Si la maison d’arrêt pour les femmes compte 28 cellules, début juin, 75 détenues y sont incarcérées, soit une suroccupation de 264%. Un triste nouveau record, dénoncent les syndicats. Du côté des hommes, la situation est tout aussi grave. La maison d’arrêt prévue pour 132 hommes, compte 357 détenus condamnés à des courtes peines ou en attente de procès, soit une surpopulation de 270%. Gérard Taillefer évoque également la saturation des 333 cellules du centre de détention (CD), pour les peines longues et les jugements définitifs. Au mépris de l’article L.2213-3 du code pénitentiaire, 45 cellules sont doublées.
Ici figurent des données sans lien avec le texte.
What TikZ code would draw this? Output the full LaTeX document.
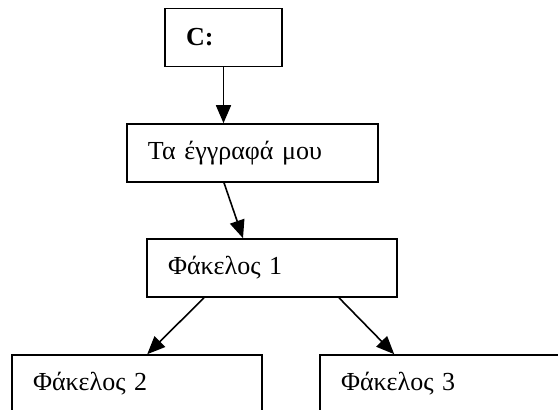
\documentclass[tikz,border=0pt]{standalone}
\usepackage{fontspec}
\setmainfont{Liberation Serif}
\usetikzlibrary{arrows.meta}
\begin{document}
\begin{tikzpicture}[x=1pt, y=-1pt,
	box/.style={draw, line width=0.8pt, inner xsep=10.5pt, inner ysep=0pt,
		minimum height=29pt, align=left, font=\fontsize{13}{15}\selectfont},
	link/.style={line width=0.8pt, -{Triangle[length=9pt, width=7.5pt]}},
	]
	\useasboundingbox (0,0) rectangle (279,205);
	\clip (0,0) rectangle (279,205);

	\node[box, text width=37.5pt] (c) at (111.75,18.75) {\textbf{C:}};
	\node[box, text width=104.5pt] (docs) at (126.25,76.5) {Τα έγγραφά μου};
	\node[box, text width=104pt] (f1) at (136,134) {Φάκελος 1};
	\node[box, text width=104pt] (f2) at (68.5,192) {Φάκελος 2};
	\node[box, text width=104pt] (f3) at (222.5,192) {Φάκελος 3};

	\draw[link] (c.south) -- (c.south |- docs.north);
	\draw[link] ([xshift=-14.25pt]docs.south) -- ([xshift=-14.5pt]f1.north);
	\draw[link] ([xshift=-34pt]f1.south) -- ([xshift=68pt]f2.north west);
	\draw[link] ([xshift=33.5pt]f1.south) -- ([xshift=37.5pt]f3.north west);
\end{tikzpicture}
\end{document}
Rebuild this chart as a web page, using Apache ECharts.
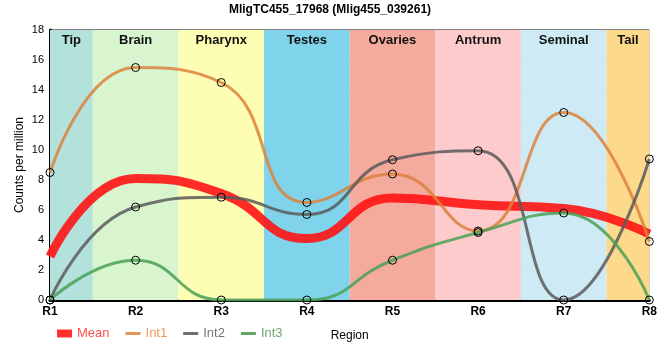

Mais comment en est-on arrivé là ?
La surpopulation carcérale est un problème également au niveau national, dont le centre de Perpignan est le point d’orgue. La densité moyenne en France est de 133%, début mai, il y avait 83 681 détenus pour 62 358 places. Un chiffre en hausse de 30% depuis 2021. Selon les analyses, le palier de 85 000 devrait être franchi dès 2025. Ce qui place la France parmi les mauvais élèves en Europe.
Gérard Taillefer se souvient du « plan 13 000 » lancé à la fin des années 80. Depuis, 5 000 nouvelles places de prisons sont sorties de terres en 2009-2010, et notamment le site de Béziers, mais depuis “il ne s’est plus rien passé”, se désole le syndicaliste. Il ajoute : « le monde de la pénitentiaire a été écarté. Personne n’a voulu le regarder. Personne n’a voulu s’en occuper. Et on l’a laissé pourrir la situation. Aujourd’hui, on a peut-être 30 ans de retard de construction ». La France a d’ailleurs été condamnée par la Cour européenne des droits de l’homme en 2023 pour conditions indignes de détention, signe de l’ampleur du problème soulevé par ces mobilisations.
Un manque de personnel chronique à Perpignan
Récemment, le Directeur de l’administration pénitentiaire (DAP), Sébastien Cauwel, s’est rendu à Perpignan. Les syndicats ont dressé un constat préoccupant pour les personnels et notamment en ce qui concerne les effectifs. De l’avis des deux syndicats, il manque à Perpignan 26 surveillants et surveillantes. Pourtant la prison la plus au sud de l’Hexagone ne manque pas de candidats. Ce sont surtout les départs en retraite non remplacés qui font défaut au moment de la relève. « On arrive aujourd’hui à un point de non-retour parce qu’on ne peut plus assurer la sécurité à l’intérieur de l’établissement », confie Gérard Taillefer.
Pour apaiser les tensions à Perpignan, le DAP aurait proposé de transférer les détenus des Pyrénées-Orientales vers les directions pénitentiaires de l’est. Pour rappel, depuis un an le dispositif « stop écrou » qui consiste à dévier les détenus vers d’autres centres pénitentiaires a été activé près d’une dizaine de fois.
Devant les grilles du centre pénitentiaire, plusieurs familles patientent pour accéder au parloir avec leur proche. Mais l’une des conséquences de la mobilisation des agents est l’annulation des visites. Les mobilisés se défendent, pointant que ces mouvements de protestation « les concernent aussi, parce que ce sont les conditions de vie des détenus, parce qu’il faut savoir que quelqu’un qui est incarcéré aujourd’hui, à son arrivée, il dort par terre sur un matelas ».